I played the same tone through the modified DVD player and was instantly presented with an explanation of why the two units sounded so different. The second harmonic was at a level of -84.3 dBr, the third at -68.72 dBr and the fourth at -81.41. Those harmonics, combined with the noise floor, add to a level of -68.1 dB, which equates to 0.0395% THD+N. This level of distortion would be considered normal for an inexpensive consumer-grade product, as you’d find at a big box store. It’s not atrocious, but not impressive.
So, what does this mean in terms of listening to music? The decision to base distortion measurements on a percentage is very misleading. People think that a small number of 0.0395% is insignificant. In the grand scheme of things, it is, but not in the world of high-end audio. What matters more is the notation of the distortion being at -68.1 dB. Whenever a sound is reproduced by the player, harmonics of each frequency are added such that they are -68 dB below the fundamental. As I’ve mentioned in the past, it’s as if a group of unwanted backup signers has made their way onstage and are quietly adding in- and out-of-tune backup vocals to a song. If you listen to your music at 100 dB SPL, the unwanted distortion is at 30 dB. At least, that’s the basic concept. With the unmodified player, those singers are there, but they are now at 17 dB SPL. This makes them much harder to hear, so the original recording is more precise and better defined. Yes, this is how harmonic distortion works.

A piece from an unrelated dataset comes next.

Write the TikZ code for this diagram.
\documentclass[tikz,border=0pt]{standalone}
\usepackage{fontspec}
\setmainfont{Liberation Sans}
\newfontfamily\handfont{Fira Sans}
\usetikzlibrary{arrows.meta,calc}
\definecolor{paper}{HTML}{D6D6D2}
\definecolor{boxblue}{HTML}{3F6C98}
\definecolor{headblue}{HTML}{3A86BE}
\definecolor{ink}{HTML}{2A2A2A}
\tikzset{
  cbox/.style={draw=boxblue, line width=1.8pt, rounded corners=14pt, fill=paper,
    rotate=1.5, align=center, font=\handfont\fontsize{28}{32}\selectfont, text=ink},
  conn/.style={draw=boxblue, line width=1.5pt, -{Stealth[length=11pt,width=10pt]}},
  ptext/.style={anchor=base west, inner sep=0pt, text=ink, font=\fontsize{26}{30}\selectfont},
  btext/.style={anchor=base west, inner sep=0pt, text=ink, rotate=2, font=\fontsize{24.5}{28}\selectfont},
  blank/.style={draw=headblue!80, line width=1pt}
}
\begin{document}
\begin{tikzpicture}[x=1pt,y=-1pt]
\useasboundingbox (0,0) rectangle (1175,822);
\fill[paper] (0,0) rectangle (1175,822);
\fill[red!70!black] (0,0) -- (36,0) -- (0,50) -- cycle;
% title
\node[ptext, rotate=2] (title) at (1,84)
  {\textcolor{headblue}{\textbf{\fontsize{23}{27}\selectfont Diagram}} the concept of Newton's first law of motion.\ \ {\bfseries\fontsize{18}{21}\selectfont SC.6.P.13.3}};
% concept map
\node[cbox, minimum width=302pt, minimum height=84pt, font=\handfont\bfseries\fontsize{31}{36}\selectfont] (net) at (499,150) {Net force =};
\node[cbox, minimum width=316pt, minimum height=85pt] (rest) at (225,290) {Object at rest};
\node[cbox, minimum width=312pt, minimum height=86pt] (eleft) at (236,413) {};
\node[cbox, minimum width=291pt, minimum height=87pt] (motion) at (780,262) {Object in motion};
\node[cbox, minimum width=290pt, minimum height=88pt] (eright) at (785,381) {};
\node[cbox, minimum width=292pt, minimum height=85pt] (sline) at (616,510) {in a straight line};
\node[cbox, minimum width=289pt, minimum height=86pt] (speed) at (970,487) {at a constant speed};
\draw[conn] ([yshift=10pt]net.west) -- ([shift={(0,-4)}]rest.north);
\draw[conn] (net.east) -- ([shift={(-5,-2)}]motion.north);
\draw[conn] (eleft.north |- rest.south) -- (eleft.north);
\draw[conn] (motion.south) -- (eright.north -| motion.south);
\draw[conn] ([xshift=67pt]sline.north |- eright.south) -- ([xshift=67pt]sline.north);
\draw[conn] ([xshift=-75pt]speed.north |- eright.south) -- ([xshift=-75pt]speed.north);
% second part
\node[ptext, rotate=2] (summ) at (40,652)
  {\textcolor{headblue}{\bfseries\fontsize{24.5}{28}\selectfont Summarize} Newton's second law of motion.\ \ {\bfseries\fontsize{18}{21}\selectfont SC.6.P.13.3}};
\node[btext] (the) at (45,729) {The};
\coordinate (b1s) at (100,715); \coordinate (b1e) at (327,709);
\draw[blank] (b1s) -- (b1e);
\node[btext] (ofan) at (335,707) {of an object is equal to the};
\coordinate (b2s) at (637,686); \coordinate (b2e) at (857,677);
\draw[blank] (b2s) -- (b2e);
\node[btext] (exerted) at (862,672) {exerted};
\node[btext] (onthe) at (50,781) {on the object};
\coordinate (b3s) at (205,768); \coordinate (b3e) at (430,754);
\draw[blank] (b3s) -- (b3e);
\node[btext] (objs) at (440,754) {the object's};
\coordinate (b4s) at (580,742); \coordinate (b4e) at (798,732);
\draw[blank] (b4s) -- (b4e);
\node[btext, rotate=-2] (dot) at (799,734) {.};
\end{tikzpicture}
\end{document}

Intermodulation Distortion Analysis
The harmonic distortion analysis explains some of the extra perceived energy in the midrange and upper frequencies. More unwanted frequency content is added by the non-linearities in the vacuum tubes. A more difficult concept to grasp is intermodulation distortion. When two tones are played, many audio components (amplifiers, processors and speakers) will create a lower-amplitude clone of the signal at a frequency that’s the difference between the two fundamental frequencies. If someone is singing a note at 300 Hz and someone else is singing at 400 Hz, then a device with poor intermodulation distortion (IMD) characteristics will add output at 100 Hz. One hundred hertz is the difference between 300 and 400 Hz. The device will also add content at 100, 200, 300 and 400 hertz on either side of the fundamental frequencies. The first distortion at 100 Hz is called the Product. The distortions on either side of the fundamentals spaced apart by the Product frequency are called sidebands.

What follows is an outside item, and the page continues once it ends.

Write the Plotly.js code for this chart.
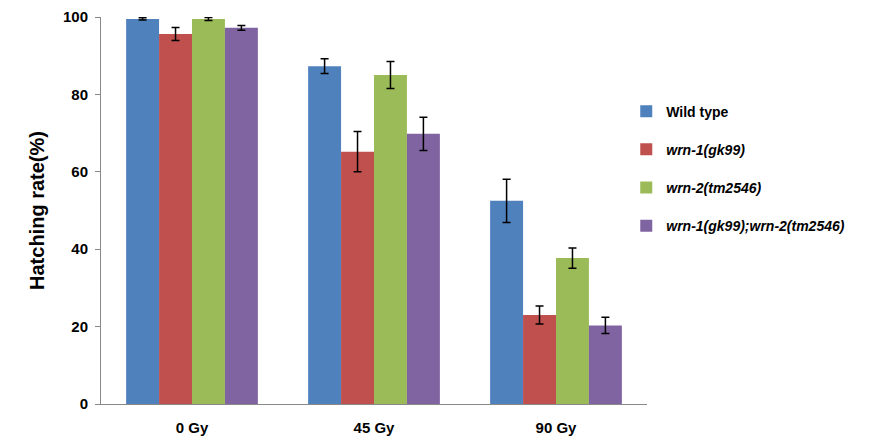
<!DOCTYPE html>
<html>
<head>
<meta charset="utf-8">
<script src="https://cdn.plot.ly/plotly-3.0.1.min.js"></script>
<style>html,body{margin:0;padding:0;background:#fff;}#chart{width:877px;height:446px;}</style>
</head>
<body>
<div id="chart"></div>
<script>
const categories = ["0 Gy", "45 Gy", "90 Gy"];
const seriesNames = ["<b>Wild type</b>", "<b><i>wrn-1(gk99)</i></b>", "<b><i>wrn-2(tm2546)</i></b>", "<b><i>wrn-1(gk99);wrn-2(tm2546)</i></b>"];
const wildType = [99.5, 87.3, 52.5];
const wildTypeErr = [0.3, 1.9, 5.6];
const wrn1 = [95.6, 65.2, 23.0];
const wrn1Err = [1.7, 5.2, 2.3];
const wrn2 = [99.5, 85.0, 37.7];
const wrn2Err = [0.4, 3.5, 2.6];
const wrn12 = [97.2, 69.8, 20.3];
const wrn12Err = [0.6, 4.3, 2.1];
const yTicks = [0, 20, 40, 60, 80, 100];

const colors = ["#4F81BD", "#C0504D", "#9BBB59", "#8064A2"];
const values = [wildType, wrn1, wrn2, wrn12];
const errs = [wildTypeErr, wrn1Err, wrn2Err, wrn12Err];

const traces = values.map((v, i) => ({
  type: "bar",
  x: categories,
  y: v,
  name: seriesNames[i],
  legendgroup: "g" + i,
  marker: {color: colors[i], line: {width: 0}},
  error_y: {type: "data", array: errs[i], visible: true, color: "#000", thickness: 1.5, width: 4}
}));

const layout = {
  width: 877, height: 446,
  margin: {l: 101, r: 230, t: 17, b: 42},
  paper_bgcolor: "#fff", plot_bgcolor: "#fff",
  font: {family: "Arial, 'Liberation Sans', sans-serif", color: "#000"},
  barmode: "group",
  bargap: 0.276,
  bargroupgap: 0,
  showlegend: true,
  legend: {x: 0.962, xanchor: "left", y: 0.797, yanchor: "top", font: {size: 14, color: "#000"}, tracegroupgap: 17, itemwidth: 30, bgcolor: "rgba(0,0,0,0)"},
  xaxis: {
    type: "category",
    range: [-0.5, 2.5],
    showline: true, linecolor: "#888", linewidth: 1,
    ticks: "", showgrid: false, zeroline: false,
    tickfont: {size: 15, color: "#000", weight: "bold"},
    ticklabelstandoff: 10
  },
  yaxis: {
    range: [0, 100],
    tickvals: yTicks,
    ticktext: yTicks.map(String),
    showline: true, linecolor: "#888", linewidth: 1,
    ticks: "outside", ticklen: 5, tickcolor: "#888",
    showgrid: false, zeroline: false,
    tickfont: {size: 15, color: "#000", weight: "bold"},
    ticklabelstandoff: 4,
    title: {text: "<b>Hatching rate(%)</b>", font: {size: 20, color: "#000"}, standoff: 12}
  }
};

Plotly.newPlot("chart", traces, layout, {displayModeBar: false, staticPlot: true});
</script>
</body>
</html>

The industry-reference test for IMD involves playing two test tones at the same level. The tones are at 19 and 20 kHz. The difference between 19 and 20 kHz is 1 kHz. Therefore, the sideband distortion will appear at 18, 17, 16 and 15 kHz on the low side and 21, 22, 23 and 24 kHz on the high side. In short, it becomes a mess.

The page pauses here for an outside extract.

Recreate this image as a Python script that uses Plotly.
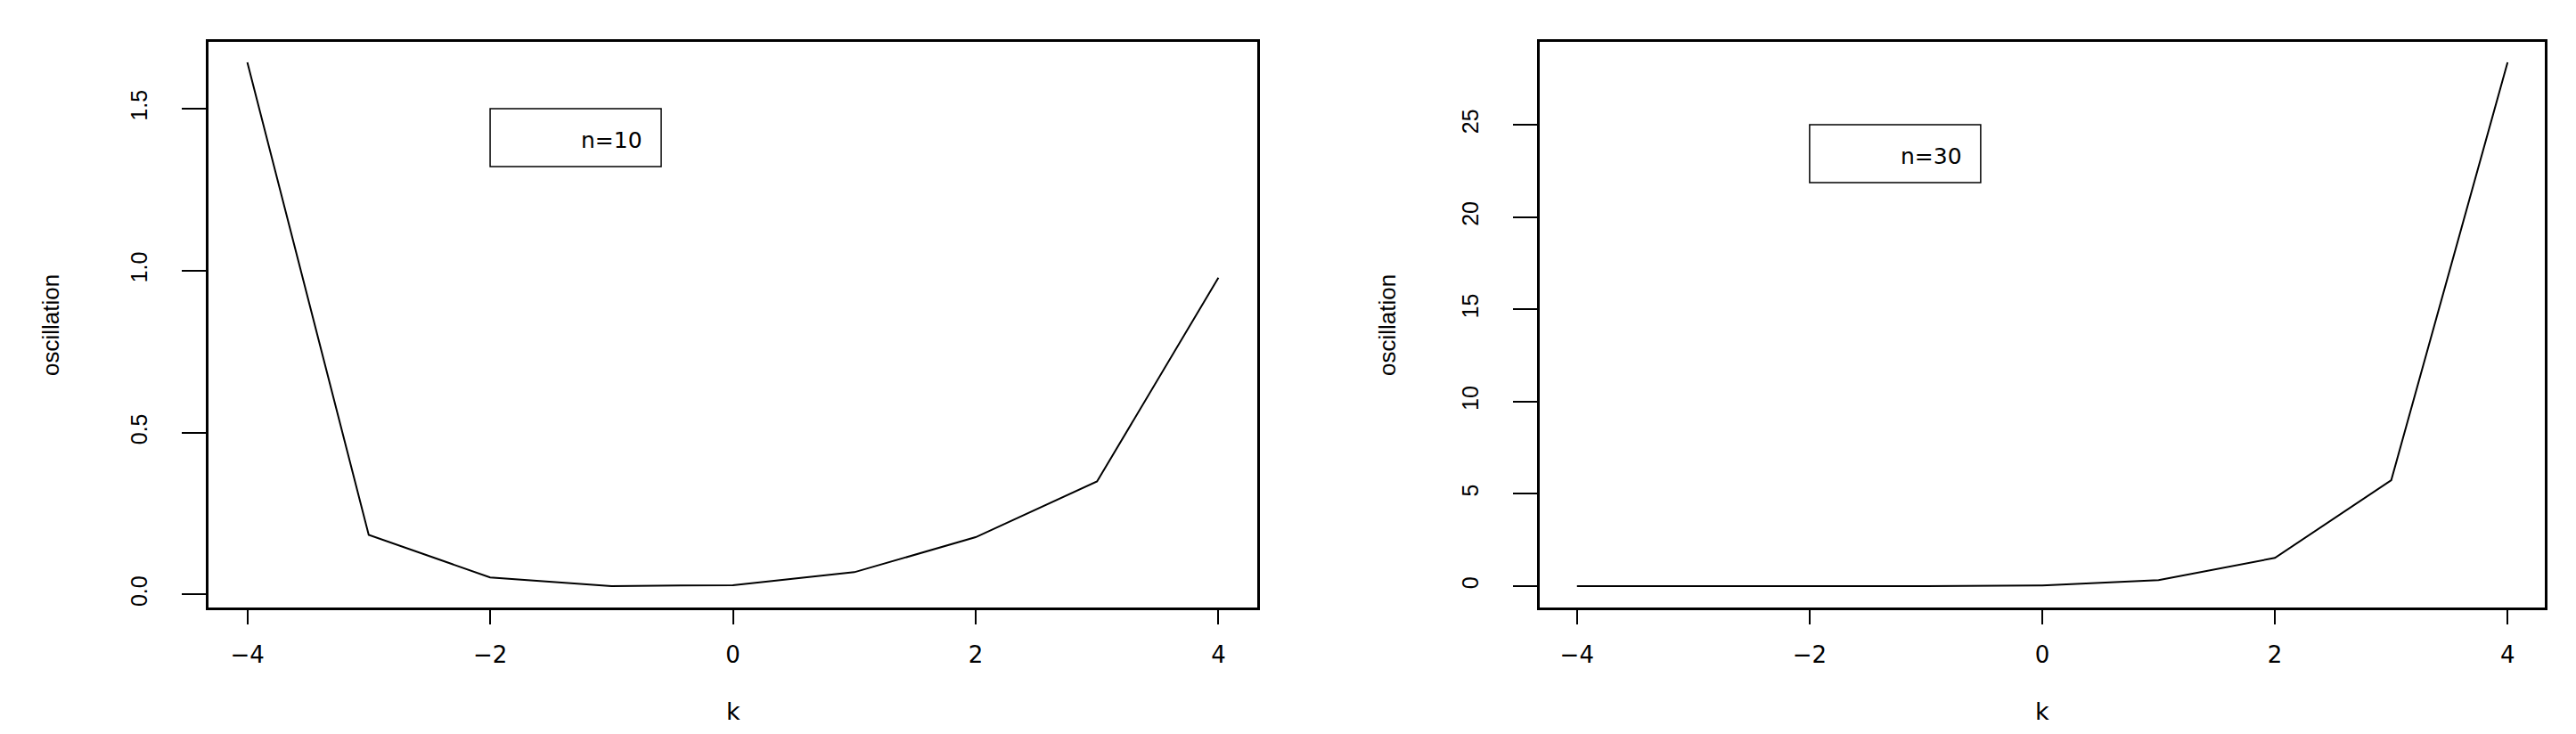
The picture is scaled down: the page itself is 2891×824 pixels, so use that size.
import plotly.graph_objects as go

# ---- data ----
k = [-4, -3, -2, -1, 0, 1, 2, 3, 4]
osc_n10 = [1.643, 0.184, 0.053, 0.026, 0.029, 0.069, 0.177, 0.349, 0.978]
osc_n30 = [0.0, 0.0, 0.001, 0.005, 0.04, 0.32, 1.53, 5.74, 28.38]
x_ticks = [-4, -2, 0, 2, 4]
y_ticks_n10 = [0.0, 0.5, 1.0, 1.5]
y_tick_text_n10 = ["0.0", "0.5", "1.0", "1.5"]
y_ticks_n30 = [0, 5, 10, 15, 20, 25]
legend_labels = ["n=10", "n=30"]
legend_anchor = [(-2, 1.5), (-2, 25)]

W, H = 2891, 824
FONT_V = "Liberation Sans, Arial, sans-serif"   # rotated text
FONT_H = "DejaVu Sans, Arial, sans-serif"       # horizontal (wider) text


def rrange(v):
    lo, hi = min(v), max(v)
    pad = 0.04 * (hi - lo)
    return [lo - pad, hi + pad]


fig = go.Figure()
fig.add_trace(go.Scatter(x=k, y=osc_n10, mode="lines", line=dict(color="black", width=2),
                         xaxis="x", yaxis="y", showlegend=False))
fig.add_trace(go.Scatter(x=k, y=osc_n30, mode="lines", line=dict(color="black", width=2),
                         xaxis="x2", yaxis="y2", showlegend=False))

ydom = [1 - 673.5 / H, 1 - 38.5 / H]
xdom1 = [226 / W, 1403 / W]
xdom2 = [1720 / W, 2848 / W]

axis_common = dict(showgrid=False, zeroline=False, showline=True, mirror=True,
                   linecolor="black", linewidth=2.5, ticks="outside",
                   tickcolor="black", tickwidth=2)
xfont = dict(family=FONT_H, size=26, color="black")
yfont = dict(family=FONT_V, size=25, color="black")

fig.update_layout(
    width=W, height=H,
    margin=dict(l=0, r=0, t=0, b=0),
    plot_bgcolor="white", paper_bgcolor="white",
    xaxis=dict(domain=xdom1, range=rrange(k), tickvals=x_ticks, ticklen=17,
               ticklabelstandoff=12, anchor="y", tickfont=xfont, **axis_common),
    yaxis=dict(domain=ydom, range=rrange(osc_n10), tickvals=y_ticks_n10,
               ticktext=y_tick_text_n10, tickangle=-90, ticklen=27,
               ticklabelstandoff=29, anchor="x", tickfont=yfont, **axis_common),
    xaxis2=dict(domain=xdom2, range=rrange(k), tickvals=x_ticks, ticklen=17,
                ticklabelstandoff=12, anchor="y2", tickfont=xfont, **axis_common),
    yaxis2=dict(domain=ydom, range=rrange(osc_n30), tickvals=y_ticks_n30,
                tickangle=-90, ticklen=27, ticklabelstandoff=29, anchor="x2",
                tickfont=yfont, **axis_common),
)

# legend boxes (R legend at data coords, top-left anchor)
for i, (lab, (lx, ly)) in enumerate(zip(legend_labels, legend_anchor)):
    xr = "x" if i == 0 else "x2"
    yr = "y" if i == 0 else "y2"
    fig.add_shape(type="rect", xref=xr, yref=yr,
                  xsizemode="pixel", ysizemode="pixel",
                  xanchor=lx, yanchor=ly, x0=0, x1=192, y0=0, y1=-65,
                  line=dict(color="black", width=1.5), fillcolor="rgba(0,0,0,0)")
    fig.add_annotation(xref=xr, yref=yr, x=lx, y=ly, text=lab, showarrow=False,
                       xanchor="right", yanchor="middle", xshift=173, yshift=-35,
                       font=dict(family=FONT_H, size=25, color="black"))

# axis titles
for xd in (xdom1, xdom2):
    fig.add_annotation(xref="paper", yref="paper", x=(xd[0] + xd[1]) / 2, y=1 - 790 / H,
                       text="k", showarrow=False, xanchor="center", yanchor="middle",
                       font=dict(family=FONT_H, size=27, color="black"))
for xp in (49, 1549):
    fig.add_annotation(xref="paper", yref="paper", x=xp / W, y=1 - 357 / H,
                       text="oscillation", textangle=-90, showarrow=False,
                       xanchor="center", yanchor="middle",
                       font=dict(family=FONT_V, size=26, color="black"))

fig.write_html("out.html")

The unmodified Pioneer player created a product distortion at a level of -107.34 dBr, which is quite good. But, unfortunately, the 18 kHz sideband was at about -82 dBr, and the 21 kHz was at about -80.
The modified player was different in its IMD characteristics. The Product distortion was about 5 dB louder at -87 dB, but the sidebands were lower at -87 and -88 dBr. In short, the vacuum tubes added more unwanted midrange information, while the solid-state solution added more high-frequency information – at least, in this case.
Distortion Adds Unwanted Output
Well, there you have it. A simple technical analysis of an audio product demonstrates how measurements correlate with its perceived performance. There are very few, if any, characteristics of a product that can’t be quantified through measurement. It’s a shame that those companies that produce amazing car audio solutions don’t share more information like this. So, if you’re searching for a source unit, amplifier, speaker or subwoofer that sounds genuinely amazing and clear, drop by a local specialty mobile enhancement retailer and audition what they offer.